8 thoughts on “Starbucks’ Grounds for Your Garden Program: How Green Is It Really?”

  1. Wow, you sound pretty bitter. If you used this program, you could return the bag over and over and over and get free grounds…

  2. The bags used for the grounds are reused. They are the bags that coffee xomes in when delivered to the Starbucks store, and they are then used for the garden grounds.

  3. In Canada the bags are a metal foil that is fully recyclable. The bags are the same ones that whole bean coffee is delivered to the store in. So that bag is being reused when it leaves the store filled with grounds. Unfortunately there are few options for the design of the bag itself, due to the need to comply with foodsafe regulations.

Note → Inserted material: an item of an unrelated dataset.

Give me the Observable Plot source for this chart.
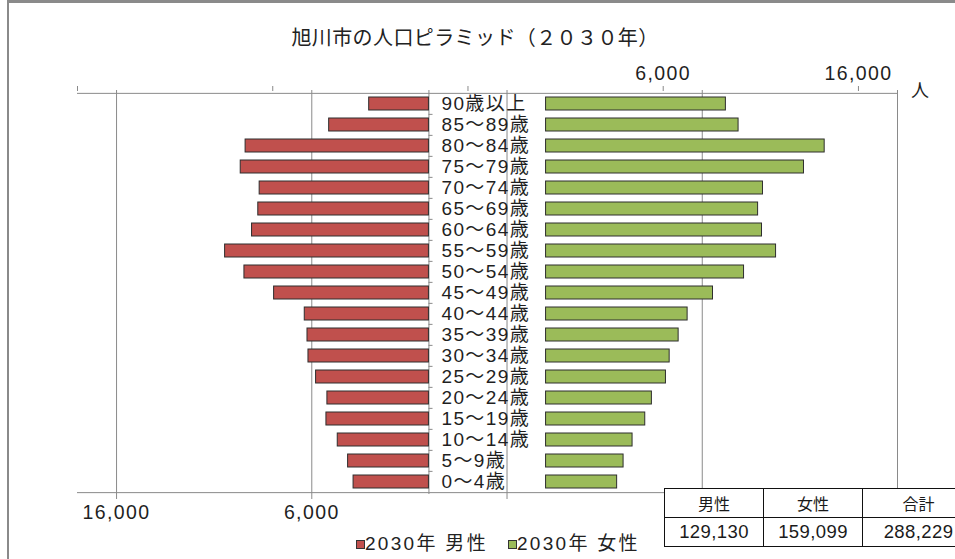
<!DOCTYPE html>
<html><head><meta charset="utf-8">
<script src="https://cdn.jsdelivr.net/npm/d3@7"></script>
<script src="https://cdn.jsdelivr.net/npm/@observablehq/plot@0.6"></script>
<style>
body{margin:0;background:#fff;}
#wrap{position:relative;width:955px;height:559px;overflow:hidden;background:#fff;
  font-family:"Liberation Sans","Noto Sans CJK JP",sans-serif;color:#1f1f1f;}
#wrap svg{position:absolute;left:0;top:0;}
#wrap svg text{letter-spacing:1.4px;}
#frame{position:absolute;left:7px;top:0px;width:1000px;height:600px;border-left:2px solid #8a8a8a;border-top:3px solid #8a8a8a;}
#title{position:absolute;left:0;width:950px;top:26px;text-align:center;font-family:"Noto Sans CJK JP",sans-serif;font-size:20px;line-height:22px;letter-spacing:0.4px;color:#222;}
#unit{position:absolute;left:911px;top:79px;font-family:"Noto Sans CJK JP",sans-serif;font-size:18px;line-height:20px;color:#222;}
#legend{position:absolute;left:356px;top:533px;font-size:19px;line-height:22px;letter-spacing:2.3px;white-space:nowrap;color:#222;}
#legend .item{display:inline-block;margin-right:20px;}
#legend .sw{display:inline-block;width:7px;height:7px;border:1px solid #333;margin-right:0px;vertical-align:1px;}
#summary{position:absolute;left:664px;top:488px;width:310px;border-collapse:collapse;background:#fff;table-layout:fixed;}
#summary td{border:1.5px solid #111;text-align:center;padding:0;height:28px;color:#1a1a1a;}
#summary tr.h td{font-family:"Noto Sans CJK JP",sans-serif;font-size:16px;}
#summary tr.v td{font-size:18.5px;letter-spacing:0.4px;}
</style></head><body>
<div id="wrap">
  <div id="frame"></div>
  <div id="title">旭川市の人口ピラミッド（２０３０年）</div>
  <div id="plots"></div>
  <div id="unit">人</div>
  <div id="legend"></div>
  <table id="summary"><colgroup><col style="width:99px"><col style="width:99px"><col style="width:112px"></colgroup>
    <tbody><tr class="h"></tr><tr class="v"></tr></tbody></table>
</div>
<script>
const ageGroups = ["90歳以上","85～89歳","80～84歳","75～79歳","70～74歳","65～69歳","60～64歳","55～59歳","50～54歳","45～49歳","40～44歳","35～39歳","30～34歳","25～29歳","20～24歳","15～19歳","10～14歳","5～9歳","0～4歳"];
const malePop   = [3060,5110,9390,9640,8670,8740,9060,10440,9450,7930,6360,6220,6170,5780,5200,5250,4670,4140,3860];
const femalePop = [9210,9860,14270,13210,11110,10860,11060,11780,10140,8550,7250,6790,6330,6140,5420,5080,4430,3970,3640];
const maleTicks   = [16000, 6000, -4000, -14000, -24000];
const femaleTicks = [-24000, -14000, -4000, 6000, 16000];
const seriesNames  = ["2030年 男性", "2030年 女性"];
const seriesColors = ["#C0504D", "#9BBB59"];
const summaryLabels = ["男性", "女性", "合計"];
const summaryValues = [129130, 159099, 288229];

const W = 955, H = 559, ML = 77, MR = 58, MT = 90, MB = 65;
const GRID = "#8a8a8a", TEXT = "#1f1f1f", EDGE = "#2e2e2e";
const FONT = '"Liberation Sans","Noto Sans CJK JP",sans-serif';
const step = (H - MT - MB) / ageGroups.length;
const fmt = d => d > 0 ? d3.format(",")(d) : "";

const maleRows = ageGroups.map((age, i) => ({age, value: malePop[i]}));
const femaleRows = ageGroups.map((age, i) => ({age, value: femalePop[i]}));

const common = {
  width: W, height: H, marginLeft: ML, marginRight: MR, marginTop: MT, marginBottom: MB,
  y: {domain: ageGroups, padding: 0, axis: null},
  style: {background: "transparent", fontFamily: FONT, overflow: "visible"}
};

const malePlot = Plot.plot({
  ...common,
  x: {domain: [18000, -24000]},
  marks: [
    Plot.ruleX(maleTicks, {stroke: GRID, strokeWidth: 1}),
    Plot.ruleX([0], {stroke: GRID, strokeWidth: 1}),
    Plot.ruleY(ageGroups.slice(1), {x1: 0, x2: -210, dy: -step / 2, stroke: GRID}),
    Plot.barX(maleRows, {x: "value", y: "age", fill: seriesColors[0], stroke: EDGE, strokeWidth: 1, insetTop: 4, insetBottom: 4}),
    Plot.ruleY([ageGroups[ageGroups.length - 1]], {dy: step / 2, stroke: GRID}),
    Plot.axisX({anchor: "bottom", ticks: maleTicks, tickFormat: fmt, tickSize: 5, tickPadding: 6, fontSize: 19.5, stroke: GRID, fill: TEXT, label: null}),
    Plot.text(ageGroups, {x: () => 0, y: d => d, text: d => d, textAnchor: "start", dx: 12.5, fontSize: 19, fill: TEXT})
  ]
});

const femalePlot = Plot.plot({
  ...common,
  x: {domain: [-24000, 18000]},
  marks: [
    Plot.ruleX([18000], {stroke: GRID, strokeWidth: 1}),
    Plot.barX(femaleRows, {x: "value", y: "age", fill: seriesColors[1], stroke: EDGE, strokeWidth: 1, insetTop: 4, insetBottom: 4}),
    Plot.ruleY([ageGroups[0]], {dy: -step / 2, stroke: GRID}),
    Plot.axisX({anchor: "top", ticks: femaleTicks, tickFormat: fmt, tickSize: 5, tickPadding: 6, fontSize: 19.5, stroke: GRID, fill: TEXT, label: null})
  ]
});

const plots = document.getElementById("plots");
plots.appendChild(malePlot);
plots.appendChild(femalePlot);

const legend = document.getElementById("legend");
seriesNames.forEach((name, i) => {
  const item = document.createElement("span");
  item.className = "item";
  const sw = document.createElement("span");
  sw.className = "sw";
  sw.style.background = seriesColors[i];
  item.appendChild(sw);
  item.appendChild(document.createTextNode(name));
  legend.appendChild(item);
});

const rows = document.querySelectorAll("#summary tr");
summaryLabels.forEach(l => { const td = document.createElement("td"); td.textContent = l; rows[0].appendChild(td); });
summaryValues.forEach(v => { const td = document.createElement("td"); td.textContent = d3.format(",")(v); rows[1].appendChild(td); });
</script>
</body></html>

  4. To support Colin, I am a Starbucks employee in the US and the bags we use for this program are the same ones in which the whole bean coffee arrives. These bags must be thrown out regardless, so by packaging used coffee grounds for customers in them, we are actually not increasing the amount of waste we are producing but increasing the use of bags which will inevitably end up in a landfill anyway. As a student of environment analysis and policy, I am vehemently opposed to corporate greenwashing, but this is one case which is nothing but a genuine effort to reuse some of the byproducts Starbucks produces.

  5. While reading this post by Heidi, I couldn’t help but laugh. Her calling the bags NASA space suits is quite obnoxious. I don’t work for Starbucks, but I knew that the bags they put the used coffee grounds in are the bags which the coffee beans arrive in to begin with. Heidi here on the other hand thinks Starbucks would go out of their way to produce a bag exclusively for their used coffee grounds to make distrubution easier. Hahahah…Heidi, instead of writing an article like this, go plant tree!

  6. Heidi Tolliver-nigro

    Thanks, Anthony. You know more about it, apparently, than Starbucks corporate was able to tell me. I couldn’t contact the store because I couldn’t find it. I contacted Starbucks corporate communications and they didn’t know. I did a number of Google searches, trying to find information — any information — other than the corporate line and could not. I wrote based on the only information I could find. Believe it or not, I’m glad to be wrong. If my error gives Starbucks some good press, all the better.

    1. I understand you need to go out on a limb question corporate greenwashing and that is commendable. However, I think you probably should have conducted better due diligence before you wrote this article. Calling Starbucks corporate wasn’t a great way to vet this piece. Whenever your looking for operational details of a program it is best to ask the employees on the ground.

  7. Engineer/Economist

    Heidi, this is tripe.

    Please don’t publish if you don’t think, first and foremost.

    You haven’t even scratched the surface of a triple bottom line study, which would have to be objectively carried out in order to properly investigate and assess this particular program Starbucks has chosen to implement.

    Most of the points you raise are not just easily refutable, but down-right insulting to read.  As a proclaimed economist, surely you must realize that the social, economic and environmental values must be properly considered before tarring this initiative with such definitive and well-thought brushes, i.e.;

     “the net impact on the environment is likely to be negative”

    I am offering you a suggestion.  Perhaps consider the fundamental principles which govern the proper sustainable assessment of such a program. Maybe look at the ‘Waste Hierarchy’ and possible (+ve/-ve) implications associated, the documented and established social benefits of recycling, the potential for economic gain on Starbucks’ behalf due to decreased waste processing costs, public health and safety considerations due to packaging and containment of the waste…

    The list goes on. And on. And on.  Please next time at least establish a solid basis, null hypothesis, or anything remotely defensible before again launching on this ‘space aged NASA’ rant. 

    Or perhaps write about something you actually know something about?